The extra yield investors get for holding 30-year bonds instead of two-year notes shrank five basis points to 294 basis points. The spread has narrowed from a 2012 high of 300 basis points on March 16.

Avoid Recession

The pound weakened 0.1 percent to $1.5851 after rising as much as 0.4 percent to $1.5923. The currency was little changed at 83.30 pence per euro.

Sterling has dropped 1.6 percent in the past year according to Bloomberg Correlation-Weighted Indexes, which track 10 developed-nation currencies. The pound is little changed in 2012, the indexes show.

The U.K. will avoid a recession and the unemployment rate will peak at 8.7 percent, Osborne said.

Osborne and Prime Minister David Cameron are seeking to retain the U.K.’s top AAA credit rating by reducing a deficit that’s now more than 8 percent of gross domestic product. The shortfall will drop to 7.6 percent of GDP in the next fiscal year, the Office for Budget Responsibility said.

‘Support’ for Gilts

“The combination of fiscal orthodoxy and monetary policy neutrality should lend gilts support going forward,”Moyeen Islam and Henry Skeoch, strategists at Barclays Capital in London, wrote in a client note. “The government has remained firmly committed to a path of fiscal austerity. This should provide some comfort to the rating agencies and also international investors.”

Net borrowing excluding support for banks was 15.2 billion pounds last month, the highest for any February on record, compared with 8.9 billion pounds a year earlier, the Office for National Statistics said in London.
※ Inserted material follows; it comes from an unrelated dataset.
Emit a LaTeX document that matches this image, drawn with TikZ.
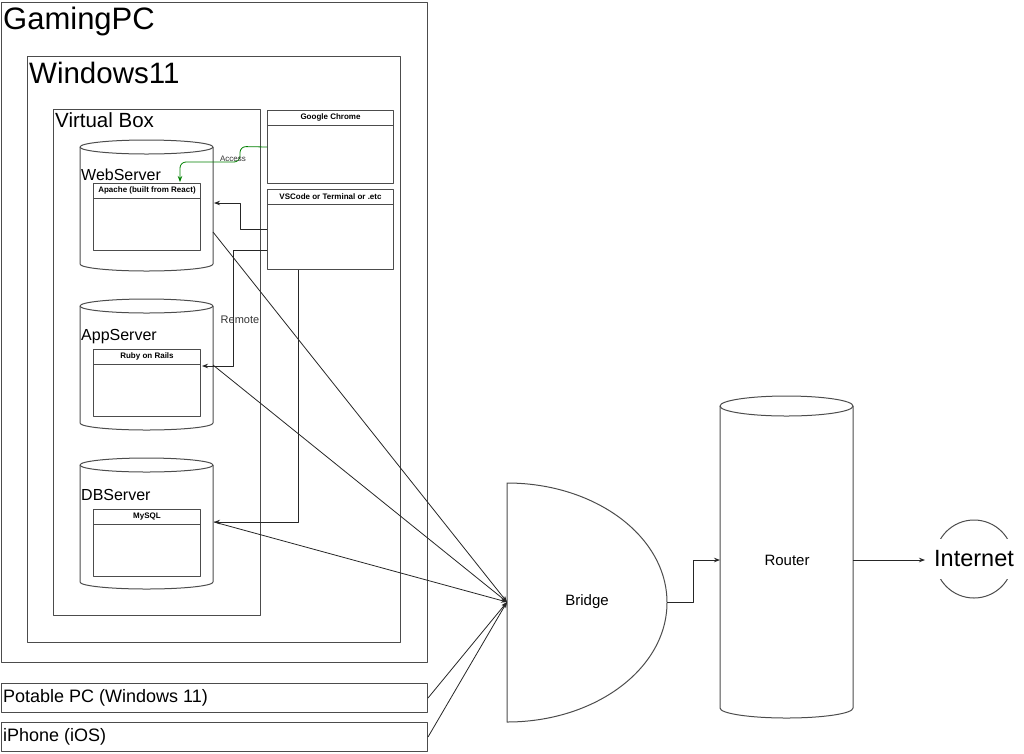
\documentclass[tikz,border=0pt]{standalone}
\usepackage{fontspec}
\setmainfont{Liberation Sans}
\usetikzlibrary{arrows.meta}
\newcommand{\fsz}[1]{\fontsize{#1}{#1}\selectfont}
\tikzset{
	frame/.style={draw=black!70, line width=1pt, anchor=north west, inner sep=0pt},
	shapeline/.style={draw=black!70, line width=1pt},
	txt/.style={inner sep=0pt, text=black},
	hdr/.style={inner sep=0pt, font=\fsz{8}\bfseries},
	conn/.style={draw=black!85, line width=0.8pt, -{Stealth[length=6pt,width=4.5pt]}},
}
\begin{document}
\begin{tikzpicture}[x=1pt, y=1pt, line join=round, font=\fsz{8}]
	\useasboundingbox (0,0) rectangle (1024,-753);
	% containers
	\node[frame, minimum width=426, minimum height=660] (gaming) at (1,-2) {};
	\node[txt, anchor=base west, font=\fsz{31}] (gaming-t) at (3,-29) {GamingPC};
	\node[frame, minimum width=373, minimum height=586] (win) at (27,-56) {};
	\node[txt, anchor=base west, font=\fsz{29.5}] (win-t) at (29,-83) {Windows11};
	\node[frame, minimum width=207, minimum height=506] (vbox) at (53,-109) {};
	\node[txt, anchor=base west, font=\fsz{20.5}] (vbox-t) at (55,-127) {Virtual Box};
	% apps on the host
	\node[frame, minimum width=126, minimum height=73] (chrome) at (267,-110) {};
	\draw[shapeline] ([yshift=-15pt]chrome.north west) -- ([yshift=-15pt]chrome.north east);
	\node[hdr] at ([yshift=-7.5pt]chrome.north) {Google Chrome};
	\node[frame, minimum width=126, minimum height=80] (vscode) at (267,-189) {};
	\draw[shapeline] ([yshift=-15pt]vscode.north west) -- ([yshift=-15pt]vscode.north east);
	\node[hdr] at ([yshift=-7.5pt]vscode.north) {VSCode or Terminal or .etc};
	% servers
	\foreach \n/\yt/\yl/\yb/\lbl/\app in {web/140/180/183/WebServer/Apache (built from React),
		app/299/340/349/AppServer/Ruby on Rails, db/458/500/509/DBServer/MySQL}{
		\draw[shapeline] (80,-\yt-7) -- (80,-\yt-124) arc[start angle=180, end angle=360, x radius=66.5, y radius=7] -- (213,-\yt-7);
		\draw[shapeline] (146.5,-\yt-7) ellipse[x radius=66.5, y radius=7];
		\node[txt, anchor=base west, font=\fsz{16}] (\n-t) at (81,-\yl) {\lbl};
		\node[frame, minimum width=107, minimum height=67] (\n-box) at (93,-\yb) {};
		\draw[shapeline] ([yshift=-15pt]\n-box.north west) -- ([yshift=-15pt]\n-box.north east);
		\node[hdr] at ([yshift=-7.5pt]\n-box.north) {\app};
	}
	% other devices
	\node[frame, minimum width=426, minimum height=29] (pc) at (1,-683) {};
	\node[txt, anchor=west, font=\fsz{18}] (pc-t) at (3,-697.5) {Potable PC (Windows 11)};
	\node[frame, minimum width=426, minimum height=29] (iphone) at (1,-722) {};
	\node[txt, anchor=west, font=\fsz{18}] (iphone-t) at (3,-736.5) {iPhone (iOS)};
	% bridge, router, internet
	\draw[shapeline] (507,-483) arc[start angle=90, end angle=-90, x radius=160, y radius=119.5] -- cycle;
	\node[txt, font=\fsz{15}] (bridge) at (587,-602) {Bridge};
	\draw[shapeline] (720,-406) -- (720,-708) arc[start angle=180, end angle=360, x radius=66.5, y radius=10] -- (853,-406);
	\draw[shapeline] (786.5,-406) ellipse[x radius=66.5, y radius=10];
	\node[txt, font=\fsz{15}] (router) at (787,-560) {Router};
	\node[draw=black!70, line width=1pt, circle, minimum size=78] (inet-c) at (974,-559) {};
	\node[fill=white, inner xsep=0pt, minimum height=40, font=\fsz{23.5}] (inet) at (974,-559) {Internet};
	% connection points
	\coordinate (acc-in) at (180,-182);
	\coordinate (web-in) at (214,-203);
	\coordinate (app-in) at (202,-366);
	\coordinate (db-in) at (214,-522);
	\coordinate (web-out) at (213,-232);
	\coordinate (app-out) at (213,-365);
	\coordinate (db-out) at (214,-522);
	\coordinate (br-in) at (507,-602);
	\coordinate (br-out) at (667,-602);
	\coordinate (rt-in) at (720,-560);
	\coordinate (rt-out) at (853,-560);
	\coordinate (inet-in) at (925,-560);
	% connectors
	\draw[conn, draw=green!50!black, rounded corners=6pt] (chrome.west) -- (240,-146.5) -- (240,-162) -- (180,-162) -- (acc-in);
	\node[txt, font=\fsz{8}, text=black!80] (access) at (233,-159) {Access};
	\draw[conn] (vscode.west) -- ++(-27,0) |- (web-in);
	\draw[conn] ([yshift=20pt]vscode.south west) -- ++(-34,0) |- (app-in);
	\node[txt, font=\fsz{11}, text=black!80] (remote) at (240,-320) {Remote};
	\draw[conn] ([xshift=-32pt]vscode.south) |- (db-in);
	\foreach \s in {web-out, app-out, db-out, pc.east, iphone.east}
		\draw[conn] (\s) -- (br-in);
	\draw[conn] (br-out) -- (693,-602) |- (rt-in);
	\draw[conn] (rt-out) -- (inet-in);
\end{tikzpicture}
\end{document}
Gilts have lost 3.1 percent this year, according to indexes compiled by Bloomberg and the European Federation of Financial Analysts Societies. The securities earned 17 percent last year, the most among 26 indexes tracked by Effas, as investors sought refuge from the euro-region’s debt crisis.

The government is considering issuing so-called perpetual bonds in order to lock in lower borrowing costs, Osborne said. The 10-year yield, which fell to a record low 1.92 percent on Jan. 18, is more than 3 percentage points below its average since March 1992, according to data compiled by Bloomberg.

“The Debt Management Office will consult on the case for issuing gilts with maturities longer than 50 years, and the case for a perpetual gilt with no fixed redemption date,” Osborne said in his speech. That is “something Britain last felt able to issue six decades ago,” he said.

The yield on the 4 percent gilt maturing in January 2060 declined five basis points to 3.4 percent.